Toomer asserts that Rubio violated the UFT contract, which gave her a right to return to her original school, and discriminated against her by hiring "Ms. Cepello." The DOE argues that no English teacher vacancy existed and thus Toomer was not entitled to a right to return. The DOE supported its position with an exhibit which indicated that the notice of vacancy for an English teacher was incorrect, and that there were vacancies only for a Spanish teacher and literary coach. (Def.'s Mot., Ex. S.) The DOE further indicated that the "Ms. Cepello" referred to by Toomer was not a new hire. The position in question was a temporary opening for an English teacher that became available at the beginning of the 2008 fall term after another teacher had suddenly died. Id. Rubio did not hire a new English teacher, but temporarily assigned an existing substitute teacher, "Ms. Cepello," to additional English classes. The DOE therefore has asserted a legitimate reason for its action since no one was hired to fill the vacancy.

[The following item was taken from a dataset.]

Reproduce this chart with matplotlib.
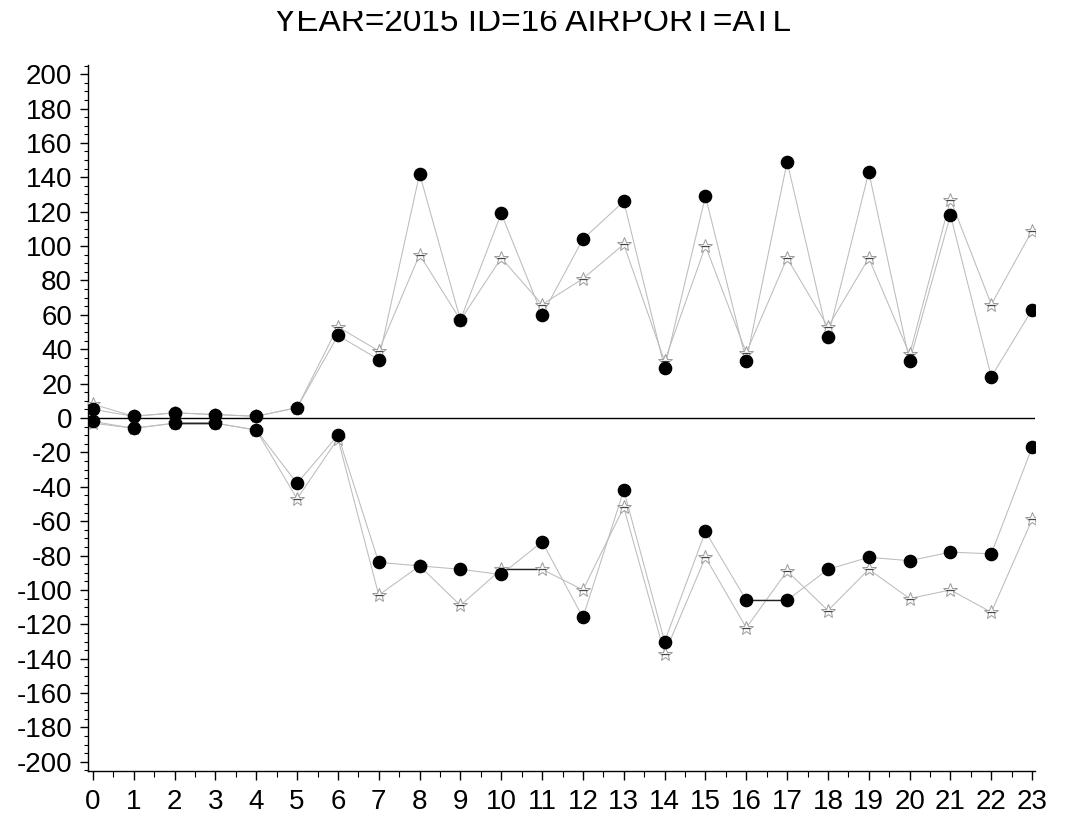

Toomer fails to provide evidence to show that the DOE's explanation is pretext for discrimination. She points to the same evidence used to establish her prima facie case as evidence that the DOE's explanation is pretext. Even making inferences in the light most favorable to Toomer, a jury cannot conclude that the DOE discriminated against her when the position she applied for did not exist. Therefore, summary judgment with respect to Toomer's September 2008 Randolph English teacher position is GRANTED.
c. September 2008 Literary Coach Position
Toomer applied for a literary coach position at Randolph in September 2008, but was not hired. (Def.'s 56.1 Stat. ¶ 341-42.) Dionne Coy-Bailey, an African-American female, was hired. (Id. ¶ 342.) Toomer has failed to establish a prima facie case of discrimination with respect to either race or gender. Her claim that Rubio had pending charges of discrimination does not entitle her to claim that this individual claim is race or gender based. Summary judgment with respect to Toomer's September 2008 literary coach position is GRANTED.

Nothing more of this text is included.